SAN DIEGO (KGTV) - People looking for some extra cash on hand during the coronavirus pandemic are turning to pawn shops as one way to make ends meet.
Moris Adato, the owner of CashCo Pawn, says business for pawn loans started to pick up near the end of April when people needed extra money for mortgage and rent payments.
"It's getting crazy right now," Adato says.
Pawn shop owners say their loans can help people make ends meet as they wait for things like EDD payments or stimulus checks or search for a new job.
When someone pawns an item, the shop owner gives them a loan against the item's cash value. People typically have 4-6 months to pay it back, with interest. Once the loan is repaid, the item is returned to the owner.
If someone can't, or chooses not to repay the loan, the item then belongs to the store and can be sold. There's no penalty for forfeiting the item, and it will not affect your credit score.
Many stores, like Adato's, will allow people to extend their loans if they ask.
Adato says his most common item is jewelry.
"Jewelry in itself is something to wear and to look good, but it's a commodity," he says. "It's gold, silver, or diamonds. If things go wrong, this is how you get out of trouble."
Experts say there are a few things people need to know before deciding to pawn a possession.

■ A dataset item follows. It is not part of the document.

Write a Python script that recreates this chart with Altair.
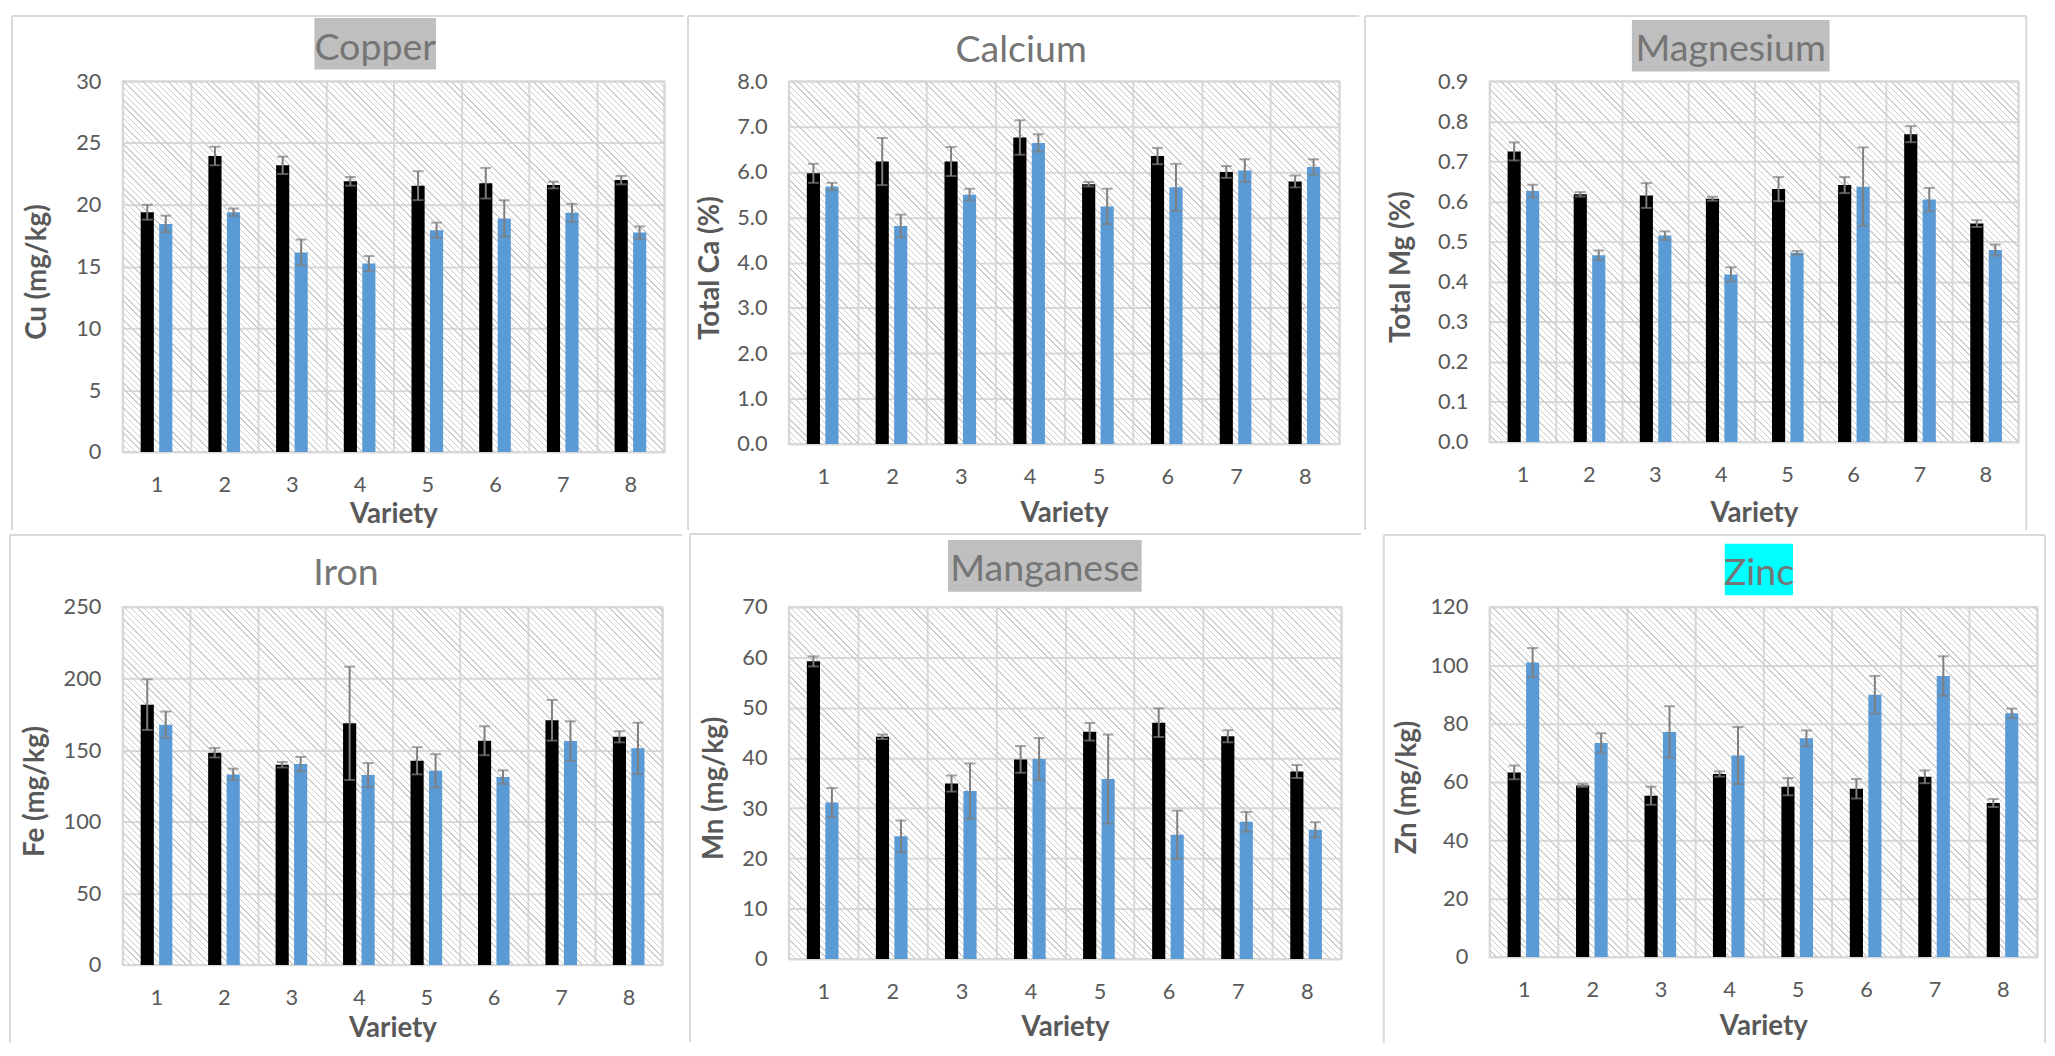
import math
import altair as alt
import pandas as pd

# ---------------- data ----------------
VARIETIES = [1, 2, 3, 4, 5, 6, 7, 8]
SERIES = ["Series 1", "Series 2"]

cu_ticks = [0, 5, 10, 15, 20, 25, 30]
cu_s1 = [19.4, 23.95, 23.2, 21.9, 21.55, 21.75, 21.6, 22.0]
cu_e1 = [0.6, 0.75, 0.7, 0.35, 1.17, 1.24, 0.27, 0.34]
cu_s2 = [18.45, 19.4, 16.15, 15.25, 17.95, 18.9, 19.35, 17.75]
cu_e2 = [0.67, 0.3, 1.04, 0.6, 0.61, 1.47, 0.73, 0.5]

ca_ticks = [0.0, 1.0, 2.0, 3.0, 4.0, 5.0, 6.0, 7.0, 8.0]
ca_s1 = [5.97, 6.23, 6.23, 6.76, 5.73, 6.35, 6.0, 5.79]
ca_e1 = [0.21, 0.52, 0.32, 0.38, 0.05, 0.18, 0.13, 0.13]
ca_s2 = [5.68, 4.81, 5.5, 6.64, 5.24, 5.66, 6.03, 6.11]
ca_e2 = [0.08, 0.25, 0.13, 0.19, 0.39, 0.52, 0.25, 0.17]

mg_ticks = [0.0, 0.1, 0.2, 0.3, 0.4, 0.5, 0.6, 0.7, 0.8, 0.9]
mg_s1 = [0.725, 0.618, 0.615, 0.607, 0.631, 0.641, 0.768, 0.545]
mg_e1 = [0.0225, 0.0055, 0.031, 0.005, 0.030, 0.020, 0.020, 0.0085]
mg_s2 = [0.626, 0.466, 0.515, 0.418, 0.472, 0.637, 0.605, 0.479]
mg_e2 = [0.016, 0.012, 0.0105, 0.018, 0.0045, 0.098, 0.029, 0.0137]

fe_ticks = [0, 50, 100, 150, 200, 250]
fe_s1 = [181.8, 148.2, 139.8, 168.8, 142.6, 156.6, 170.9, 159.4]
fe_e1 = [17.7, 3.3, 1.9, 39.6, 9.5, 10.1, 14.2, 3.9]
fe_s2 = [167.8, 133.1, 140.3, 132.6, 135.6, 131.2, 156.4, 151.3]
fe_e2 = [9.2, 4.0, 5.0, 8.4, 11.6, 4.7, 13.8, 17.9]

mn_ticks = [0, 10, 20, 30, 40, 50, 60, 70]
mn_s1 = [59.2, 44.2, 34.9, 39.7, 45.2, 47.0, 44.3, 37.3]
mn_e1 = [1.0, 0.45, 1.6, 2.65, 1.75, 2.85, 1.2, 1.3]
mn_s2 = [31.1, 24.4, 33.4, 39.8, 35.8, 24.7, 27.3, 25.7]
mn_e2 = [2.9, 3.15, 5.5, 4.15, 8.85, 4.8, 1.95, 1.5]

zn_ticks = [0, 20, 40, 60, 80, 100, 120]
zn_s1 = [63.3, 58.85, 55.3, 62.75, 58.4, 57.7, 61.8, 52.8]
zn_e1 = [2.35, 0.5, 3.1, 0.9, 2.95, 3.35, 2.2, 1.4]
zn_s2 = [101.0, 73.4, 77.2, 69.1, 75.0, 89.9, 96.4, 83.6]
zn_e2 = [4.95, 3.3, 8.8, 9.8, 2.7, 6.5, 6.75, 1.6]

PANELS = [
    dict(title="Copper", ytitle="Cu (mg/kg)", s1=cu_s1, e1=cu_e1, s2=cu_s2, e2=cu_e2, ticks=cu_ticks, fmt="d"),
    dict(title="Calcium", ytitle="Total Ca (%)", s1=ca_s1, e1=ca_e1, s2=ca_s2, e2=ca_e2, ticks=ca_ticks, fmt=".1f"),
    dict(title="Magnesium", ytitle="Total Mg (%)", s1=mg_s1, e1=mg_e1, s2=mg_s2, e2=mg_e2, ticks=mg_ticks, fmt=".1f"),
    dict(title="Iron", ytitle="Fe (mg/kg)", s1=fe_s1, e1=fe_e1, s2=fe_s2, e2=fe_e2, ticks=fe_ticks, fmt="d"),
    dict(title="Manganese", ytitle="Mn (mg/kg)", s1=mn_s1, e1=mn_e1, s2=mn_s2, e2=mn_e2, ticks=mn_ticks, fmt="d"),
    dict(title="Zinc", ytitle="Zn (mg/kg)", s1=zn_s1, e1=zn_e1, s2=zn_s2, e2=zn_e2, ticks=zn_ticks, fmt="d"),
]

# ---------------- layout / style (pixels) ----------------
LAYOUT = {
    "Copper":    dict(L=113, T=67, W=548, H=375, PW=682, PH=522, ytx=-86, xty=71, tx=255.5, tby=-22, box=(194, 317, -64, -12), boxfill="#bfbfbf", right=False),
    "Calcium":   dict(L=103, T=67, W=557, H=367, PW=681, PH=522, ytx=-79, xty=78, tx=235, tby=-20, box=None, boxfill=None, right=False),
    "Magnesium": dict(L=127, T=67, W=535, H=365, PW=671, PH=522, ytx=-89, xty=80, tx=244, tby=-21, box=(144, 344, -62, -10), boxfill="#bfbfbf", right=True),
    "Iron":      dict(L=115, T=74, W=546, H=362, PW=682, PH=516, ytx=-88, xty=72, tx=226, tby=-22, box=None, boxfill=None, right=False),
    "Manganese": dict(L=101, T=75, W=559, H=356, PW=681, PH=516, ytx=-75, xty=77, tx=259, tby=-26, box=(161, 357, -68, -15.5), boxfill="#bfbfbf", right=False),
    "Zinc":      dict(L=108, T=74, W=554, H=354, PW=671, PH=516, ytx=-83, xty=78, tx=272.5, tby=-22, box=(238, 307, -64, -12), boxfill="#00ffff", right=True),
}

GRID = "#d9d9d9"
ERR = "#7f7f7f"
TXT = "#595959"
FONT = "Lato"


def hatch_fill(W, H, period=4.5, line=1.0, color="#cfcfcf"):
    r = H / W
    k = (1 + r) / (1 + r * r)
    D = (W + H) / math.sqrt(2)
    clear = "rgba(255,255,255,0)"
    stops = []
    i = 0
    while True:
        a = i * period / D
        if a >= 1:
            break
        b = min((i * period + line) / D, 1.0)
        stops += [(a, clear), (a, color), (b, color), (b, clear)]
        i += 1
    return alt.LinearGradient(
        gradient="linear", x1=0, y1=1, x2=k, y2=1 - k * r,
        stops=[alt.GradientStop(offset=round(o, 6), color=c) for o, c in stops],
    )


one = pd.DataFrame({"k": [0]})


def make_panel(p):
    lay = LAYOUT[p["title"]]
    W, H, L, T, PW, PH = lay["W"], lay["H"], lay["L"], lay["T"], lay["PW"], lay["PH"]
    rows = []
    for i, v in enumerate(VARIETIES):
        for s, vals, errs in ((SERIES[0], p["s1"], p["e1"]), (SERIES[1], p["s2"], p["e2"])):
            rows.append(dict(variety=v, series=s, value=vals[i], lo=vals[i] - errs[i], hi=vals[i] + errs[i]))
    df = pd.DataFrame(rows)

    X = alt.X(
        "variety:O",
        scale=alt.Scale(type="band", paddingInner=0, paddingOuter=0),
        axis=alt.Axis(
            title="Variety", tickBand="extent", grid=True, ticks=False, domain=False,
            labelAngle=0, labelPadding=23, titleX=W / 2, titleY=lay["xty"],
            titleBaseline="alphabetic", titleAlign="center",
        ),
    )
    XO = alt.XOffset("series:N", sort=SERIES, scale=alt.Scale(paddingInner=0.289, paddingOuter=0.976))
    ymax = p["ticks"][-1]

    def Y(field):
        return alt.Y(
            f"{field}:Q",
            scale=alt.Scale(domain=[0, ymax], nice=False, zero=True),
            axis=alt.Axis(
                values=p["ticks"], format=p["fmt"], title=p["ytitle"], grid=True, ticks=False,
                domain=False, labelPadding=22, titleAngle=270, titleX=lay["ytx"], titleY=H / 2 + 5,
                titleBaseline="middle", titleAlign="center",
            ),
        )

    base = alt.Chart(df).encode(x=X, xOffset=XO)

    bg = alt.Chart(one).mark_rect(fill=hatch_fill(W, H), strokeWidth=0).encode(
        x=alt.value(0), x2=alt.value(W), y=alt.value(0), y2=alt.value(H)
    )
    bars = base.mark_bar().encode(
        y=Y("value"),
        color=alt.Color("series:N", scale=alt.Scale(domain=SERIES, range=["#000000", "#5b9bd5"]), legend=None),
    )
    stems = base.mark_rule(color=ERR, strokeWidth=2).encode(y=Y("lo"), y2="hi:Q")
    cap_lo = base.mark_tick(color=ERR, thickness=2, size=11).encode(y=Y("lo"))
    cap_hi = base.mark_tick(color=ERR, thickness=2, size=11).encode(y=Y("hi"))

    layers = [bg, bars, stems, cap_lo, cap_hi]

    if lay["box"] is not None:
        x1, x2, y1, y2 = lay["box"]
        layers.append(
            alt.Chart(one).mark_rect(fill=lay["boxfill"], strokeWidth=0).encode(
                x=alt.value(x1), x2=alt.value(x2), y=alt.value(y1), y2=alt.value(y2)
            )
        )
    layers.append(
        alt.Chart(one).mark_text(
            text=p["title"], font=FONT, fontSize=38, color="#757575", align="center", baseline="alphabetic"
        ).encode(x=alt.value(lay["tx"]), y=alt.value(lay["tby"]))
    )

    # panel frame lines (kept 1px inside the panel extent)
    left, top = -L + 1, -T + 1
    layers.append(
        alt.Chart(one).mark_rule(color=GRID, strokeWidth=2).encode(
            x=alt.value(left), y=alt.value(-T + 1), y2=alt.value(PH - T - 1)
        )
    )
    layers.append(
        alt.Chart(one).mark_rule(color=GRID, strokeWidth=2).encode(
            x=alt.value(-L + 1), x2=alt.value(PW - L - 1), y=alt.value(top)
        )
    )
    if lay["right"]:
        layers.append(
            alt.Chart(one).mark_rule(color=GRID, strokeWidth=2).encode(
                x=alt.value(PW - L - 1), y=alt.value(-T + 1), y2=alt.value(PH - T - 1)
            )
        )
    # invisible rect fixing the panel's full extent
    layers.append(
        alt.Chart(one).mark_rect(fillOpacity=0, strokeOpacity=0, strokeWidth=0).encode(
            x=alt.value(-L), x2=alt.value(PW - L), y=alt.value(-T), y2=alt.value(PH - T)
        )
    )
    return alt.layer(*layers).properties(width=W, height=H)


chart = (
    alt.concat(*[make_panel(p) for p in PANELS], columns=3, spacing=0)
    .properties(padding=0)
    .configure(font=FONT)
    .configure_view(stroke=GRID, strokeWidth=2, fill="white")
    .configure_axis(
        gridColor=GRID, gridWidth=2, labelColor=TXT, labelFont=FONT, labelFontSize=22,
        titleColor=TXT, titleFont=FONT, titleFontSize=28, titleFontWeight="bold",
    )
)

chart.save("out.html", embed_options={"renderer": "svg", "actions": False})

First, make sure the store you go to is accredited with a state or national pawnbrokers association. That will ensure they follow all the laws and regulations of the business.
Second, ask about the terms of the loan, especially the interest. California law caps the interest on a pawn loan at 3% per month.
Third, make sure you understand all of the extra costs, including storage and set up fees.
Despite the spike in demand, Adato says about 90% of the people who come in for loans pay them back and reclaim their items. His store is offering zero-interest on any loan paid in full within 30 days. He's also promoting safety by doing as much business as possible through his website and app.
Adato says it's a small way he can help people get by during the pandemic.
"There are still people out there that need money, unfortunately," says Adato. "These are blue-collar, working, hard class citizens that just need groceries to get through this hard time."